A lot of young people don’t think their employers give a fig about sustainability

Ahead of World Earth Day, a new poll from  Zest, claims that workers across the UK are increasingly focused on sustainability and expect their employers to do more – particularly younger generations.  Half (51 percent) of employees are keen to see their company invest more in sustainability, rising to 61 percent of younger workers aged 18-34. The survey from Zest also reveals that over half (53 percent) would like to see their company investing in more sustainable benefits such as electric vehicles, similarly rising to two-thirds (66 percent) of 18–34 year olds – and these demands are not going unnoticed.

More than half (53 percent) of businesses say that they have noticed an increase in the employees who care about sustainability over the last year. Despite this, employees, particularly younger ones, believe that their company could be doing more. Although half (50 percent) of young workers now say that sustainable benefits are the most important perks to them, a third (33 percent) of this age group believe that their employers do not care about sustainability.
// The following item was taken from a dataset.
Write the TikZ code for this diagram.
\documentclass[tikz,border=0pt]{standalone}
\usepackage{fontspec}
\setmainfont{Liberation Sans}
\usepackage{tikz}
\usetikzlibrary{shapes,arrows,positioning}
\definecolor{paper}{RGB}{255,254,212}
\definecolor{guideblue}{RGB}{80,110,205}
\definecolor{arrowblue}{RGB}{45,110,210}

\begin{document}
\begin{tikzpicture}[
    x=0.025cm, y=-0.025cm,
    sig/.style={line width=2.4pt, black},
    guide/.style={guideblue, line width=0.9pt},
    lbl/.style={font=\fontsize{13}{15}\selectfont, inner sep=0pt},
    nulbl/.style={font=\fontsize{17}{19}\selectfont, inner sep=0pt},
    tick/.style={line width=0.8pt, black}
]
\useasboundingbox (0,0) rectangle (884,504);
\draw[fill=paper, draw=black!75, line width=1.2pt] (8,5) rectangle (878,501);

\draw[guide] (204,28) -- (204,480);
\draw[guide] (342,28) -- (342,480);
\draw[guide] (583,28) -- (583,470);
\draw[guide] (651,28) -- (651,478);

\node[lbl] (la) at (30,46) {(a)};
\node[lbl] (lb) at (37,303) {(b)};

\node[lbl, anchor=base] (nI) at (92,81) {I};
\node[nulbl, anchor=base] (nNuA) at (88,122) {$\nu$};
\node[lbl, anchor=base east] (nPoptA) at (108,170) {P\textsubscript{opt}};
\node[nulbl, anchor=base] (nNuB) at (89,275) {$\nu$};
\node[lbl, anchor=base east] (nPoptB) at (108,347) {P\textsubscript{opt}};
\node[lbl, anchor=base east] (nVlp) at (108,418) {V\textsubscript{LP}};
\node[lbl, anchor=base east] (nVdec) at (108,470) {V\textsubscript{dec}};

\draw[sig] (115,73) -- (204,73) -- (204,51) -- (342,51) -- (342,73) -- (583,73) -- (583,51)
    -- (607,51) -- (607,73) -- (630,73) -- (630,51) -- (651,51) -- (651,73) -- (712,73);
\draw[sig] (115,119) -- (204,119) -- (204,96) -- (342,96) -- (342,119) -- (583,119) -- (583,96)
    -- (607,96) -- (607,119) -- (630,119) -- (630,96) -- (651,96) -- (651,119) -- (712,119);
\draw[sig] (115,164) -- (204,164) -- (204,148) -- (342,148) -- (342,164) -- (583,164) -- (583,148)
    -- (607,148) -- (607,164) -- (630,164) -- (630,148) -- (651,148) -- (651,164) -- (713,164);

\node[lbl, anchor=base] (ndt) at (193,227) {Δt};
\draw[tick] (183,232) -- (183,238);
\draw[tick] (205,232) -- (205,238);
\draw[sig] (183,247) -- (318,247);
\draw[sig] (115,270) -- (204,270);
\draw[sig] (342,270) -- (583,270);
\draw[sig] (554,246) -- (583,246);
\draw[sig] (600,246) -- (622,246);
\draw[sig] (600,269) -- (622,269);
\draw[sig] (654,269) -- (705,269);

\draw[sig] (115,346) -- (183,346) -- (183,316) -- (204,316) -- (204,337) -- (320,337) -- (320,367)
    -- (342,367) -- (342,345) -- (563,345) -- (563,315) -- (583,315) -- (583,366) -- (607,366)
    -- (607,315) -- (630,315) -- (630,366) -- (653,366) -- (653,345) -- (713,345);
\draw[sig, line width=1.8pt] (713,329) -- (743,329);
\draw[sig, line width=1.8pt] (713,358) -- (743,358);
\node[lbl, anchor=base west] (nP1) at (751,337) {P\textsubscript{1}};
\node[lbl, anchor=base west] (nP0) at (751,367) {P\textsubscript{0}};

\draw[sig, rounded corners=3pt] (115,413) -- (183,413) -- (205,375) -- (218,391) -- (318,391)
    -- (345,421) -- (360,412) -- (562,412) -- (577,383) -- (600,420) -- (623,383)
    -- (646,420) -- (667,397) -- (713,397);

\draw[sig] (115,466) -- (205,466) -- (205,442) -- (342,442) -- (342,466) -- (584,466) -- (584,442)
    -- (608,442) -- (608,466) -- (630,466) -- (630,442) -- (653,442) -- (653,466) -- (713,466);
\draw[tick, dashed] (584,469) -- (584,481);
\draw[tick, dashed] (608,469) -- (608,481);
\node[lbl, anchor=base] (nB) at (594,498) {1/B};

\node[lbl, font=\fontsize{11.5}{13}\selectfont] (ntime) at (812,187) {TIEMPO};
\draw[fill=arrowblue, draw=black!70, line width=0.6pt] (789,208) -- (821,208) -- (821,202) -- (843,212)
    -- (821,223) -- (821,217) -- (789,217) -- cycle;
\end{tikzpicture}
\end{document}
Moreover, the research claims to reveal a worrying impact of this disconnect, particularly as younger generations increasingly enter the workforce. Two in five (42 percent) aged 18-34, believe that poor sustainability initiatives have a detrimental impact on their morale at work. This not only leaves existing employees demotivated, but businesses at risk of failing to attract fresh talent.

Key findings:

  • Ahead of World Earth Day, new research reveals half (51%) of employees want their employer to invest more in sustainability, rising to 61% for younger workers aged 18-34.
  • Despite over half of businesses noticing a shift in employees who care more about sustainability, a third (33%) of younger workers (18-34) believe that their employers do not care about sustainability.
  • The data from Zest suggests a lack of such initiatives could be affecting employee productivity with two in five (42%) aged 18-34 saying poor sustainability initiatives impact their morale at work.

Matt Russell, CEO of Zest comments: “It’s been a difficult few years for businesses, and the reality is that many – often not by choice – have been forced to put their sustainability initiatives on hold. Yet with the next generation increasingly populating the workforce, many of whom are naturally engaged in sustainability initiatives that will support their future, businesses must adapt to these changing demands.”